Solar Battery: 8–16 Weeks Slower

Solar-plus-storage adds the complexity of the solar array and its structural mounting. Permitting is more involved (structural analysis of the roof, sometimes wind/snow load). Engineering takes longer. It's not uncommon for a commercial solar battery installation to take 12–16 weeks.

For a planned installation, that's fine. For a post-emergency purchase? Forget it. I've seen clients try to order a solar battery system after a major outage, expecting a 4-week delivery. Reality hit hard when they learned the lead time on the solar racking alone was 6 weeks.

The Verdict

Grid backup is faster to deploy in normal conditions. For emergency situations (0–2 week time frame), neither is fast—expect to use portable rental power stations as a bridge solution.

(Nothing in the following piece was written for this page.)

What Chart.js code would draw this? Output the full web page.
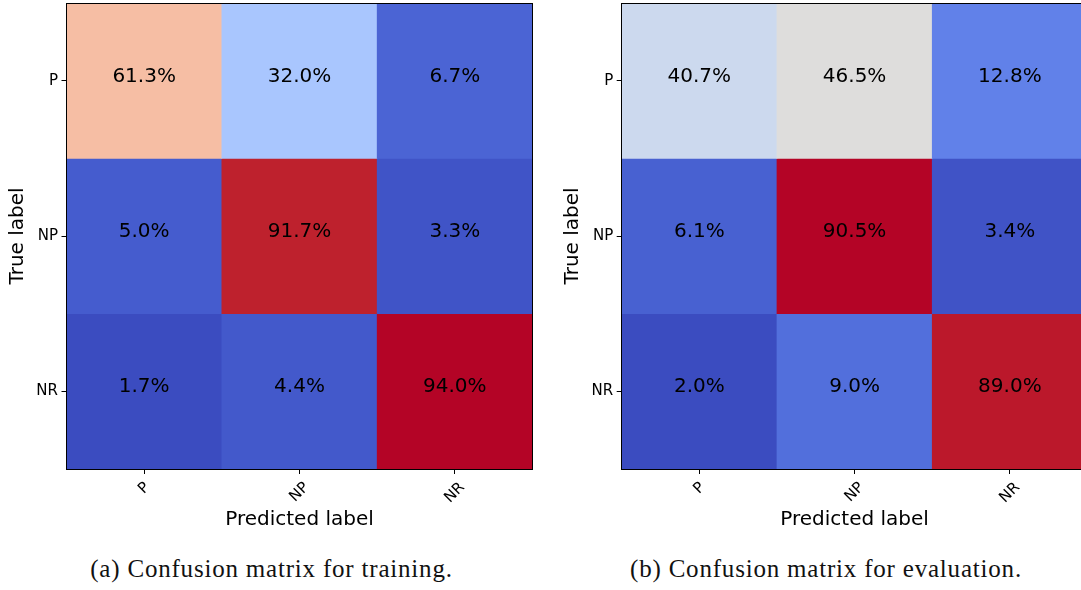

So Which One Should You Choose?

I don't believe in one-size-fits-all answers. Here are the scenarios I've seen work in practice:

Choose grid battery backup if:

• Your outages are short (< 8 hours) and infrequent (2–5 per year)
• You need power now—within 2–6 weeks (if you plan ahead)
• Your critical load is small enough that a 50–100 kWh battery covers it
• You don't have roof space or structural capacity for solar
• Your budget is limited to under $100k

Choose solar battery storage if:

• Your outages are long (> 24 hours) and frequent (> 5 per year)
• You have large roof space with good solar exposure
• You want to reduce your ongoing utility costs (time-of-use savings, demand charge reduction)
• Your facility requires 100+ kWh of storage for full operations
• You have a 3–6 month window for installation

Consider a hybrid approach: grid battery for immediate backup + a small solar array to extend battery time during prolonged outages. I've seen this work well for data centers and healthcare facilities where uptime is non-negotiable.

And for the truly urgent: keep a portable battery power station (50–100 kWh, on wheels) as a bridge solution while your permanent system is being built. They're not cheap ($20k–$40k to buy, $1k–$5k/month to rent), but they've saved my clients' operations more than once.